What is the Bretton Woods Committee?

Connecting global finance and global institutions

The Bretton Woods Committee (BWC) stands as one of the most influential yet understated forces in global financial governance today. This non-partisan network connects senior leaders across business, finance, government, and academia with a shared mission: championing multilateralism and enhancing the performance of international financial institutions through strategic dialogue and advocacy.

Origins and Strategic Purpose

Despite its name referencing the landmark 1944 conference that established the post-war economic order, the BWC itself was founded in 1983. Former U.S. Treasury officials Henry Fowler (Democrat) and Charls Walker (Republican) created the committee in response to waning public support for the Bretton Woods institutions - particularly the International Monetary Fund (IMF) and World Bank.

This bipartisan foundation established the committee's enduring approach: not lobbying for any single nation or corporation, but instead serving as an independent forum explaining why robust multilateral financial institutions benefit the global economy.

Exclusive Membership Structure

The Committee's membership spans more than 40 countries and operates on an invitation-only basis. Members fall into several categories:

  • Individual members: Former heads of state, central bank governors, CEOs, academics, and civil society leaders

  • Organizational members: Corporations and financial institutions providing core funding

  • Distinguished Giving Society and Emerging Leaders: Specialized tiers for major donors and rising talent

The 2025 organizational roster resembles a "who's who" of global finance, featuring JPMorgan Chase, Citigroup, BNY, Euroclear, UBS, and Barclays, alongside technology groups like Amazon Web Services and Circle.

Core Activities and Impact

The BWC executes its mission through three primary channels:

  1. Annual Conferences: The Spring Summit aligns with the IMF-World Bank Meetings in Washington DC, gathering ministers, governors, and financial practitioners for direct discussions on systemic risks and reform priorities.

  2. Specialized Working Groups: These teams produce concise briefs on complex issues from sovereign debt restructuring to trade finance, translating technical concepts into actionable insights.

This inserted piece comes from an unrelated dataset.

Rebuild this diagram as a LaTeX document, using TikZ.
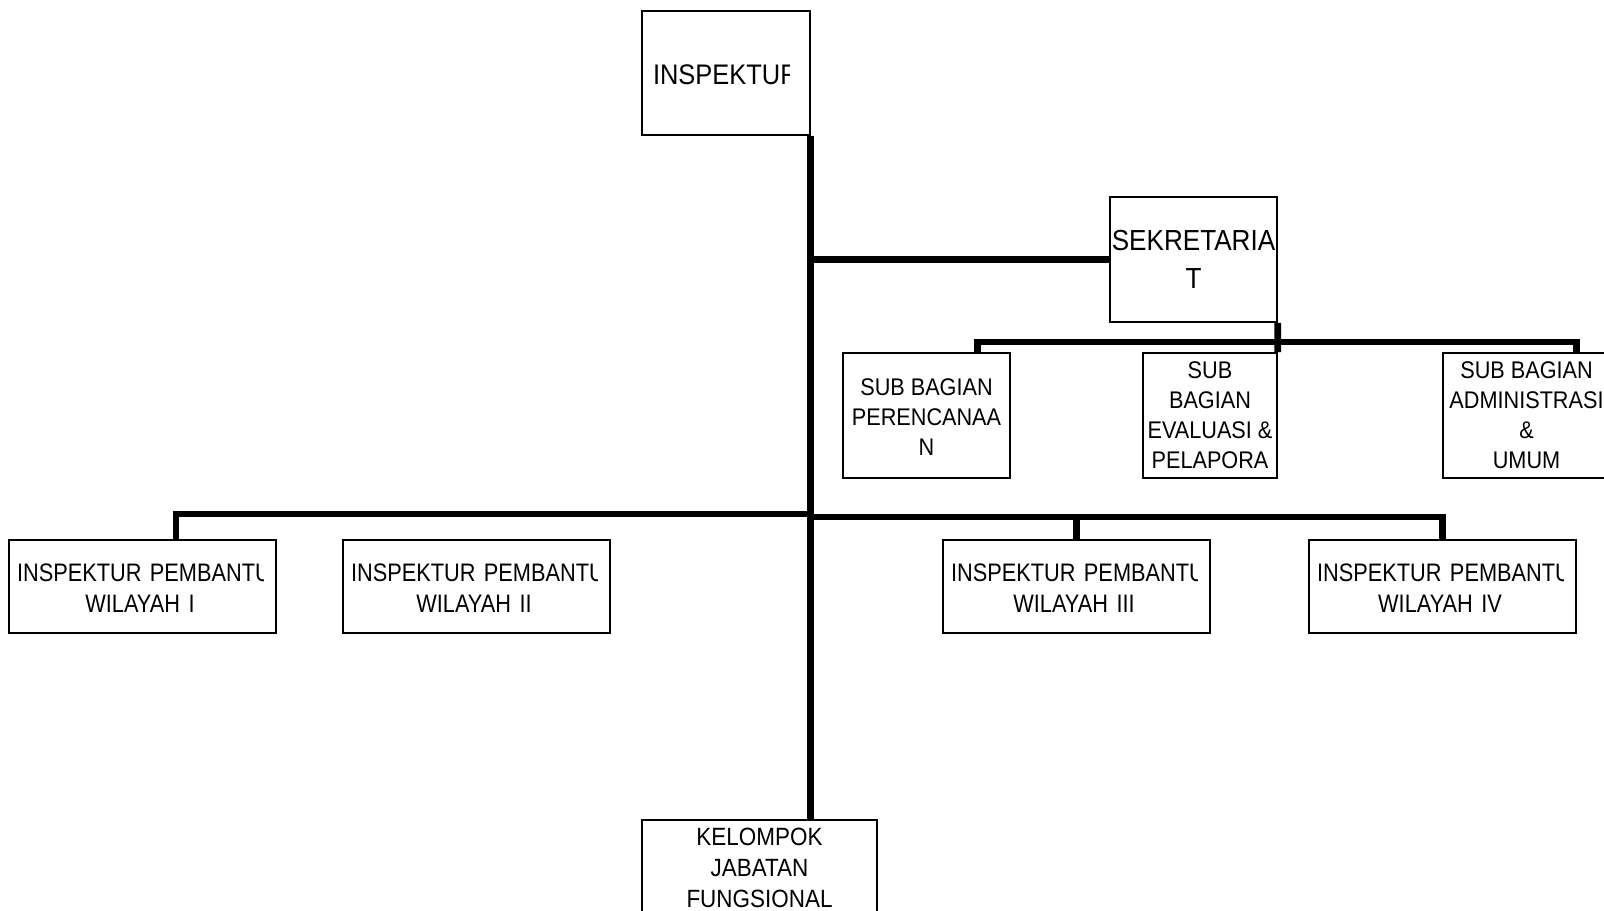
\documentclass[tikz,border=0pt]{standalone}
\usepackage{fontspec}
\setmainfont{Liberation Sans}[FakeStretch=0.9]
\newfontfamily\narrowfont{Liberation Sans}[FakeStretch=0.86]
\usetikzlibrary{calc}
\hyphenpenalty=10000

% clip to the text area of a box (left and right inset)
\newcommand{\cliparea}[3]{\clip ($(#1.north west)+(#2,0)$) rectangle ($(#1.south east)+(-#3,0)$);}

\begin{document}
\begin{tikzpicture}[
    x=0.02cm, y=-0.02cm,
    unit/.style={rectangle, draw=black, line width=0.9pt, inner sep=0pt,
                 minimum width=3.34cm, minimum height=2.5cm},
    wilayah/.style={unit, minimum width=5.34cm, minimum height=1.86cm},
    boxtext/.style={inner sep=0pt, align=center,
                    font=\fontsize{13.7}{17.1}\selectfont},
    bigtext/.style={boxtext, font=\fontsize{14.2}{17.6}\selectfont},
    link/.style={line width=3.8pt}
]
\useasboundingbox (0,0) rectangle (1604,911);

% boxes
\node[unit, minimum width=3.36cm, minimum height=2.48cm] (insp) at (726,73) {};
\node[unit] (sekr) at (1193.5,259.5) {};
\node[unit] (perenc) at (926.5,415.5) {};
\node[unit, minimum width=2.68cm] (eval) at (1210,415.5) {};
\node[unit] (admin) at (1526.5,415.5) {};
\node[wilayah] (ip1) at (142.5,586.5) {};
\node[wilayah] (ip2) at (476.5,586.5) {};
\node[wilayah] (ip3) at (1076.5,586.5) {};
\node[wilayah] (ip4) at (1442.5,586.5) {};
\node[unit, minimum width=4.7cm, minimum height=1.92cm] (kjf) at (759.5,868) {};

% texts
\begin{scope}
  \cliparea{insp}{11}{21}
  \node[boxtext, font=\fontsize{16.1}{18}\selectfont, text width=2.82cm]
       (insptxt) at ($(insp.center)+(-2.5,2)$) {INSPEKTUR};
\end{scope}
\foreach \w/\r in {ip1/I, ip2/II, ip3/III, ip4/IV} {
  \begin{scope}
    \cliparea{\w}{8}{13}
    \node[bigtext, font=\narrowfont\fontsize{14.4}{17.6}\selectfont, text width=4.92cm]
         (\w txt) at ($(\w.center)+(-2.5,2)$)
         {INSPEKTUR~PEMBANTU\\WILAYAH \r};
  \end{scope}
}
\node[boxtext, font=\fontsize{16.5}{21.6}\selectfont] (sekrtxt) at (sekr.center) {SEKRETARIA\\T};
\node[boxtext] (perenctxt) at ($(perenc.center)+(0,2)$) {SUB BAGIAN\\PERENCANAA\\N};
\node[boxtext] (evaltxt) at (eval.center) {SUB\\BAGIAN\\EVALUASI \&\\PELAPORA};
\node[boxtext] (admintxt) at (admin.center) {SUB BAGIAN\\ADMINISTRASI\\\&\\UMUM};
\node[bigtext] (kjftxt) at (kjf.center) {KELOMPOK\\JABATAN\\FUNGSIONAL};

% connectors
\coordinate (lbus) at (810,514);
\coordinate (rbus) at (810,517);
\coordinate (sbus) at (1277,342);
\draw[link] (insp.south east) -- (insp.south east |- kjf.north);
\draw[link] (sekr.west) -- (sekr.west -| insp.south east);
\draw[link] (sekr.south east) -- (eval.north east);
\draw[link] ($(perenc.north east)+(-33,0)$) |- (sbus) -| ($(admin.north west)+(134,0)$);
\draw[link] ($(ip1.north)+(33.5,0)$) |- (lbus);
\draw[link] ($(ip2.north)+(31.5,0)$) -- ($(ip2.north)+(31.5,0)$ |- lbus);
\draw[link] (ip4.north) |- (rbus);
\draw[link] (ip3.north) -- (ip3.north |- rbus);
\end{tikzpicture}
\end{document}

  3. Strategic Advocacy: Trusted members brief congressional staffers and G-20 representatives on critical funding and reform issues, providing the cross-party support needed for multilateral initiatives.

Digital Finance Leadership

The Committee's Future of Finance Working Group (FFWG) has emerged as a vital forum addressing technological disruption in global finance. Its Digital Finance Project Team recently published "Unlocking Stablecoins: Exploring Opportunities and Risks" in March 2025, examining how regulated stablecoins could reduce remittance costs while extending dollar-based financial infrastructure to underserved regions.

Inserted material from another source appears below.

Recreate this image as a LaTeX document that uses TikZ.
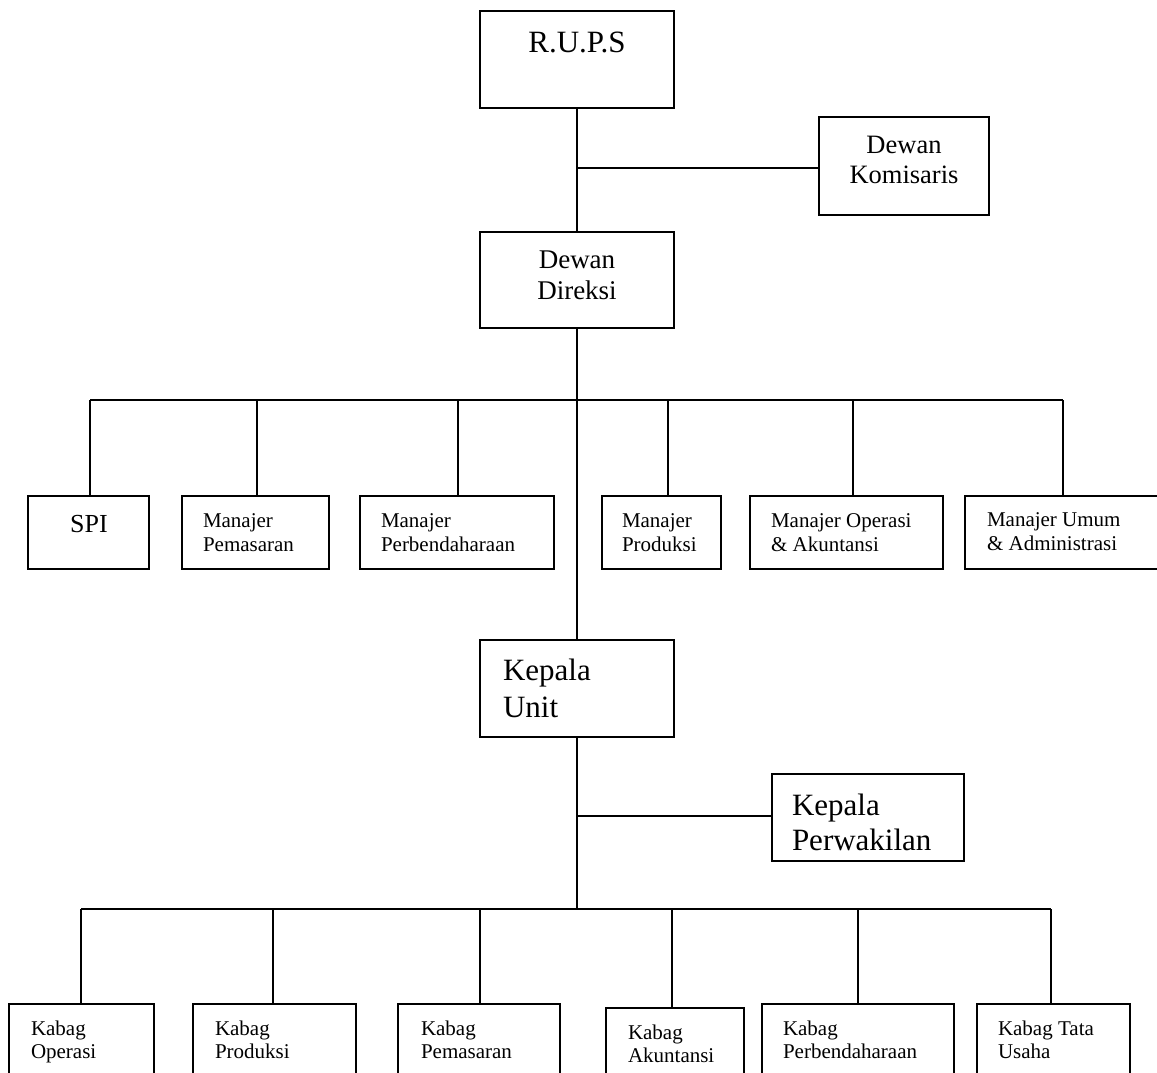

Global Custody: Key Stakeholders in the BWC Ecosystem

The global custody industry - responsible for safeguarding and servicing trillions in cross-border assets - maintains deep integration with the Bretton Woods Committee:

Direct Stakeholders

Major global custodians including BNY, Citigroup, JPMorgan Chase, and Euroclear hold positions on the BWC's organizational roster. This ensures custody perspectives influence discussions on capital market development, sovereign debt transparency, and post-trade resilience.

Operational Infrastructure

Custody banks provide the essential settlement, collateral management, and FX liquidity infrastructure that enables IMF emergency disbursements, multilateral development bank bond issuance, and sovereign debt restructuring processes.

Policy Development

Risk and operations executives from custody institutions contribute empirical data to BWC working groups, particularly on cybersecurity threats to central securities depositories and the integration of stablecoin settlement with existing custody chains.

Market Influence

As service providers to thousands of asset owners, global custodians amplify BWC recommendations across the investment ecosystem. This makes them effective distributors of Committee guidance on issues ranging from climate risk disclosure to Special Drawing Rights (SDR) trading conventions.

Strategic Value for Custody Professionals

For professionals in the global custody sector, the BWC represents more than a policy forum - it provides forward guidance on the regulatory and market frameworks that custody platforms must support in the future.

Whether addressing digital asset settlement, ESG taxonomy harmonization, or sovereign debt restructuring, the Committee often serves as the initial venue where cross-sector consensus forms. Through membership, brief sponsorship, or Summit participation, custody institutions can both shape and anticipate the evolving rules of the asset servicing landscape.

The Bretton Woods Committee remains small in staff but outsized in influence - a convening mechanism maintaining the collaborative spirit of 1944 while matching contemporary challenges with modern solutions. For global custodians, participation represents strategic positioning at the intersection of public policy and private market execution, where the future of multilateral finance takes shape.